Output details
21 - Politics and International Studies
Liverpool Hope University
Re-evaluating Irish national security policy: affordable threats?
This book constitutes the first major academic investigation of Irish national security policy in the history of the state. It provides a theoretically informed analysis of the re-evaluation of Irish national security ordered by Ireland’s Taoiseach (Prime Minister) on September 11 2001, and the decisions taken as a consequence of it in the following seven years. In doing so it draws on unprecedented access to Ireland’s police, security and intelligence agencies; over twenty senior personnel agreed to be interviewed.
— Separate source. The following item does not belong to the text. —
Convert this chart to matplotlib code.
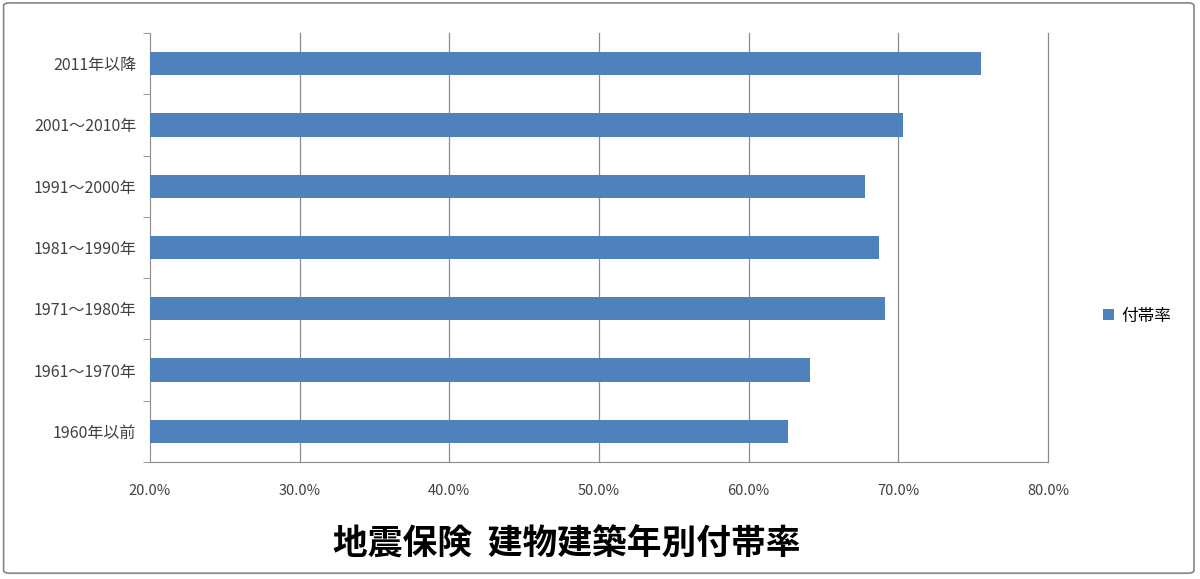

Questions are raised over the effectiveness of the Garda Síochána (Ireland’s police and security agency), the relative absence of naval and airborne defence, and the impact on national security of the policy imperative to transform the Defence Forces, particularly the army, for more robust missions overseas. The book also considers the securitisation of Irish immigration policy despite international evidence suggesting the potential for radicalisation in socially marginalised western communities. The author demonstrates the importance of three conceptual models to the analysis of national security policy: historical institutionalism, governmental politics and threat evaluation. The Irish Naval Service made the book mandatory reading for all officers. Research for the book was supported by the Irish Research Council for the Humanities and Social Sciences (IRCHSS), which graded the project as Alpha* - Outstanding.